• [Provided data]
★ ★ ★ ★ ★
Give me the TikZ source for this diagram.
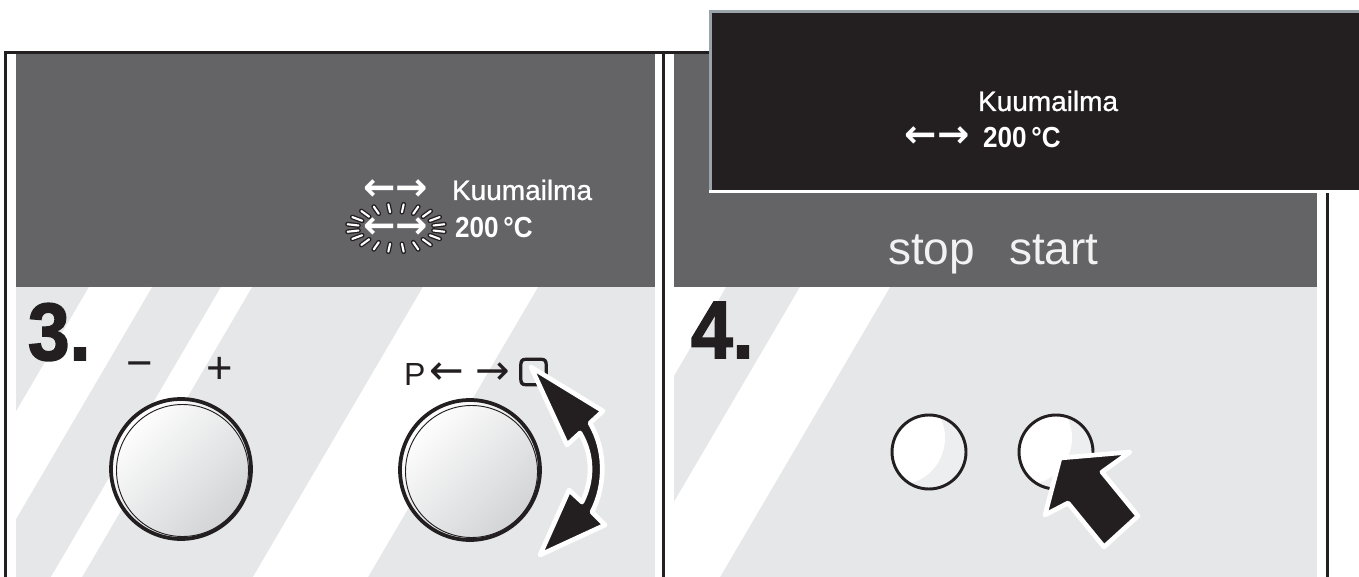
★ ★ ★ ★ ★
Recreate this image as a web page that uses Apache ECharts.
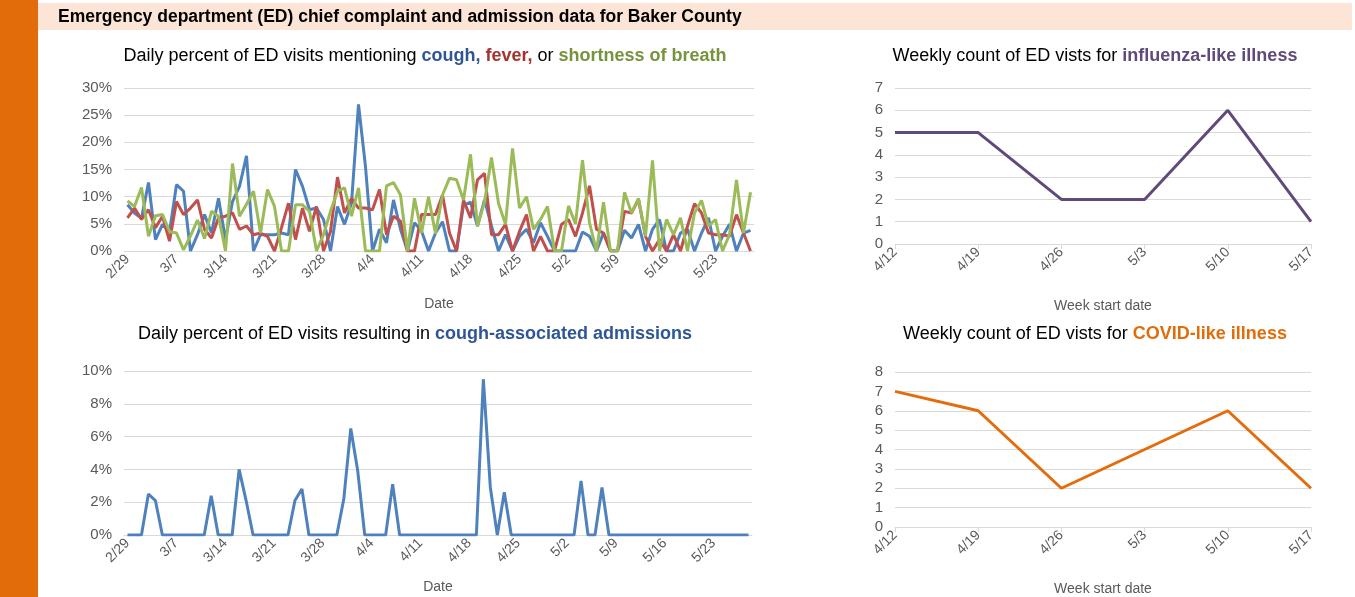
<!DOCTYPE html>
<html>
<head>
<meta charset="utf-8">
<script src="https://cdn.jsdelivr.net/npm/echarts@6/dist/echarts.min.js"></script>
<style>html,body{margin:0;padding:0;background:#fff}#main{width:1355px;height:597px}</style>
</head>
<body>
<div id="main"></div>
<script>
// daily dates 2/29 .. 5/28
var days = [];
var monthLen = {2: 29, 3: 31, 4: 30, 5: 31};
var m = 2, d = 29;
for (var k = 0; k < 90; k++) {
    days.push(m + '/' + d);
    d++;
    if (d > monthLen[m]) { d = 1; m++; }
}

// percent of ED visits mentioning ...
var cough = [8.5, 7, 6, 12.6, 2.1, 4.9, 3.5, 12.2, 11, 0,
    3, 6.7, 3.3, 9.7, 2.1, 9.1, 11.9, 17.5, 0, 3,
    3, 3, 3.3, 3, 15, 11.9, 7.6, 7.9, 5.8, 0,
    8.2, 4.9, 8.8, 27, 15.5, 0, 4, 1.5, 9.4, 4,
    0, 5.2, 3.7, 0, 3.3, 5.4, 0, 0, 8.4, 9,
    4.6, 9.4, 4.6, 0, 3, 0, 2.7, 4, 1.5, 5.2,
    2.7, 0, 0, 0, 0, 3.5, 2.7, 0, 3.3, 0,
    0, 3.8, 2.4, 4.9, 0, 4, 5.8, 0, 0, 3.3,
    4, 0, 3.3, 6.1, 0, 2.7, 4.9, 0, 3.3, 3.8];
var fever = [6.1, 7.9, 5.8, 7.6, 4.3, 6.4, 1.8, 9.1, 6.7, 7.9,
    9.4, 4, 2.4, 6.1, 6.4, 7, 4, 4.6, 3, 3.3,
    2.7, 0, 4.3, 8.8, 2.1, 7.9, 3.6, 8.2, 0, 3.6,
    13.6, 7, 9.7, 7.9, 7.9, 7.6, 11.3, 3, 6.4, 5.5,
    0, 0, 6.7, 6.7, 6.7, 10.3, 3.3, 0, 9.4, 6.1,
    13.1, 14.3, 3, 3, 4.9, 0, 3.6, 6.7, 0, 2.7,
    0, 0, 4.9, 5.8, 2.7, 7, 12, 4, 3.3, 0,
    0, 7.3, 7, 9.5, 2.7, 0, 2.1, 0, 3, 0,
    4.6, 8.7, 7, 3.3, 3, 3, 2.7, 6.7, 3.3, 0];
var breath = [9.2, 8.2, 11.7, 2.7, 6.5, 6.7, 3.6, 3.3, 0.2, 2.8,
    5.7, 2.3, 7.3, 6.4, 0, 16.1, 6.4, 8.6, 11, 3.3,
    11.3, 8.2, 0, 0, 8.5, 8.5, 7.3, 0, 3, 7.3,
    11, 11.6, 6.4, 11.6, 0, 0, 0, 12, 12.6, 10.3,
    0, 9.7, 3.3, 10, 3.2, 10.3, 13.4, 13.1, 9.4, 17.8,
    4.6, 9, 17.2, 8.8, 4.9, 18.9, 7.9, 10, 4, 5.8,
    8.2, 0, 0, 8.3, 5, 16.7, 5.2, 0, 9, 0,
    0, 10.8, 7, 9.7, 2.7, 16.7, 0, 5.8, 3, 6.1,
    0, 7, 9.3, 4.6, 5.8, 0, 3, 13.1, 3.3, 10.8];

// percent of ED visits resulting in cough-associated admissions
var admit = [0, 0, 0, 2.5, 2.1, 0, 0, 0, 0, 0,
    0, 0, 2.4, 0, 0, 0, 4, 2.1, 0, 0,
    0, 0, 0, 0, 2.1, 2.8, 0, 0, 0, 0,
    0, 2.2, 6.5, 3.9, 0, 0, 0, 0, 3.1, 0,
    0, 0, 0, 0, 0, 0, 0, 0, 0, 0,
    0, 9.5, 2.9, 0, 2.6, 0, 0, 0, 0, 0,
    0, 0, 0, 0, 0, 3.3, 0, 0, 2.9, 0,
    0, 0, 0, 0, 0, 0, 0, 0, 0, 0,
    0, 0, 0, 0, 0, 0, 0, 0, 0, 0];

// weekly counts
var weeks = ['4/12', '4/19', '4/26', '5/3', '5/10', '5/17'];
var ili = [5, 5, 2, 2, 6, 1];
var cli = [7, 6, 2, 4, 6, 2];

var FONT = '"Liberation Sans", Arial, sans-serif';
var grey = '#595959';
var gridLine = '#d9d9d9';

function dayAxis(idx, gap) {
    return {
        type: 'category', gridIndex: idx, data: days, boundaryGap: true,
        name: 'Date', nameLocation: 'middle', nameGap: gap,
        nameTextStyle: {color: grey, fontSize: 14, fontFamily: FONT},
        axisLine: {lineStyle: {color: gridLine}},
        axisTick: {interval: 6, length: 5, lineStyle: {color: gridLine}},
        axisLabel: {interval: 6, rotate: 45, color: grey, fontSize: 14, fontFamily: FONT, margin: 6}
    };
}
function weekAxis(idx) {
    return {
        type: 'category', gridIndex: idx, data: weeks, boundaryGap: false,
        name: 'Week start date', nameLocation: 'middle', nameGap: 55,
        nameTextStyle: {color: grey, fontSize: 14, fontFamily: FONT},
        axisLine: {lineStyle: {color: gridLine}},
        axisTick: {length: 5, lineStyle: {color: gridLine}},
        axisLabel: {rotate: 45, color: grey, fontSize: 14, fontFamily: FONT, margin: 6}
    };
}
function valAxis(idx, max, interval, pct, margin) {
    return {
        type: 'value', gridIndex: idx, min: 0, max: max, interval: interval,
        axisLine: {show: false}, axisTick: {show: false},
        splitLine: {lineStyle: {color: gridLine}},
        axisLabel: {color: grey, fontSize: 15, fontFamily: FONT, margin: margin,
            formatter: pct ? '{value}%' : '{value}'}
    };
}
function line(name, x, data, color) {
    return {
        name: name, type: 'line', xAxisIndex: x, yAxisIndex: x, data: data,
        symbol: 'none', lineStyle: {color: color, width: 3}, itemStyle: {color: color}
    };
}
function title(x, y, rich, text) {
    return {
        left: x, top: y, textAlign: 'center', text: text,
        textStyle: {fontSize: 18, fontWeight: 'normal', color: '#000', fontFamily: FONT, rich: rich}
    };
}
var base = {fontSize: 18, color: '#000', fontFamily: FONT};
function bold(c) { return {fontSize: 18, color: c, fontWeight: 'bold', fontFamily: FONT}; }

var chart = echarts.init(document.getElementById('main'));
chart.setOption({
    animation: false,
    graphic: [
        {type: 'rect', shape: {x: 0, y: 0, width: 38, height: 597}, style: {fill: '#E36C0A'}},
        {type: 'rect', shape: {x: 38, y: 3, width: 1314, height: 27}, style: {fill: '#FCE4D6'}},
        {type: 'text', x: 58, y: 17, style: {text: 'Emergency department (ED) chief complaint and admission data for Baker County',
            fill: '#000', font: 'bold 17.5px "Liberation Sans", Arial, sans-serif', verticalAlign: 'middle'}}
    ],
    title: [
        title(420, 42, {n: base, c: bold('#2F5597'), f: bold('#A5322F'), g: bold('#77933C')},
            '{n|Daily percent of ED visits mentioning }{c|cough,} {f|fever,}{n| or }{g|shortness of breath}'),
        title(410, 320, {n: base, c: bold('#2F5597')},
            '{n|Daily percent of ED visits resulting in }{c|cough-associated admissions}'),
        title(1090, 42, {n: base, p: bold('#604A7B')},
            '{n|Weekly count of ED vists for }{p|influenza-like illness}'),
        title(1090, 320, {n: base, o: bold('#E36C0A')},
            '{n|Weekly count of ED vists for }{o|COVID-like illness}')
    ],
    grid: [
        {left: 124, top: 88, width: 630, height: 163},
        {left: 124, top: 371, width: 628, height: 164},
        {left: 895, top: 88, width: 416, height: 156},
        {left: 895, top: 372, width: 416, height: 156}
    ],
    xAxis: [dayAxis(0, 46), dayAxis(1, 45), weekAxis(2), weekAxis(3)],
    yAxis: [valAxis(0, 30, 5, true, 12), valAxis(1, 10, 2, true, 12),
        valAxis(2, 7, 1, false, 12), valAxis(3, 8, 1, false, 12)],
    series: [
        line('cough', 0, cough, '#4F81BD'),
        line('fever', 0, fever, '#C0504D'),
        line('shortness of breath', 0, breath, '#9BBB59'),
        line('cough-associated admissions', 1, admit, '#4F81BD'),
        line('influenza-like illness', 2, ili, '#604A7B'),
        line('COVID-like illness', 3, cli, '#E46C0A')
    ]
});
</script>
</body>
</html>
★ ★ ★ ★ ★
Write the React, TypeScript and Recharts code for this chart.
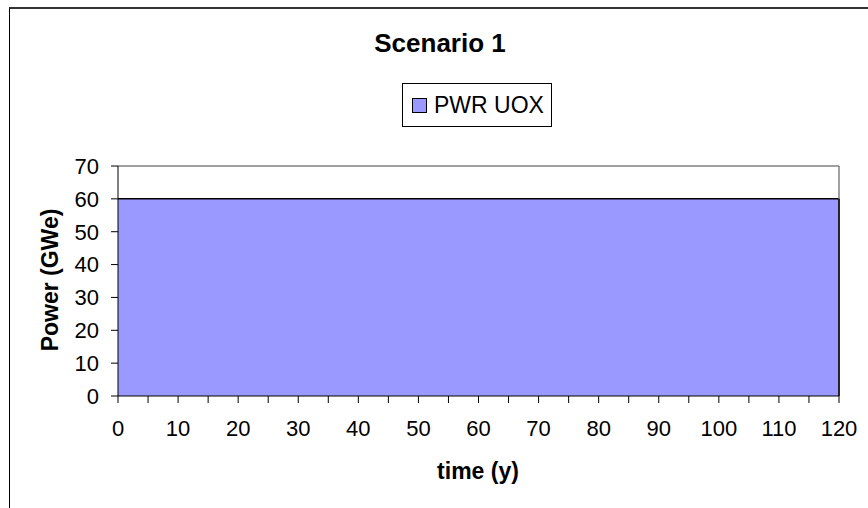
★ ★ ★ ★ ★
• [Job]
Scan the material above. Copy each line where "this" occurs.

• [Response to the exercise]
Give me the TikZ source for this diagram.
Recreate this image as a web page that uses Apache ECharts.
Write the React, TypeScript and Recharts code for this chart.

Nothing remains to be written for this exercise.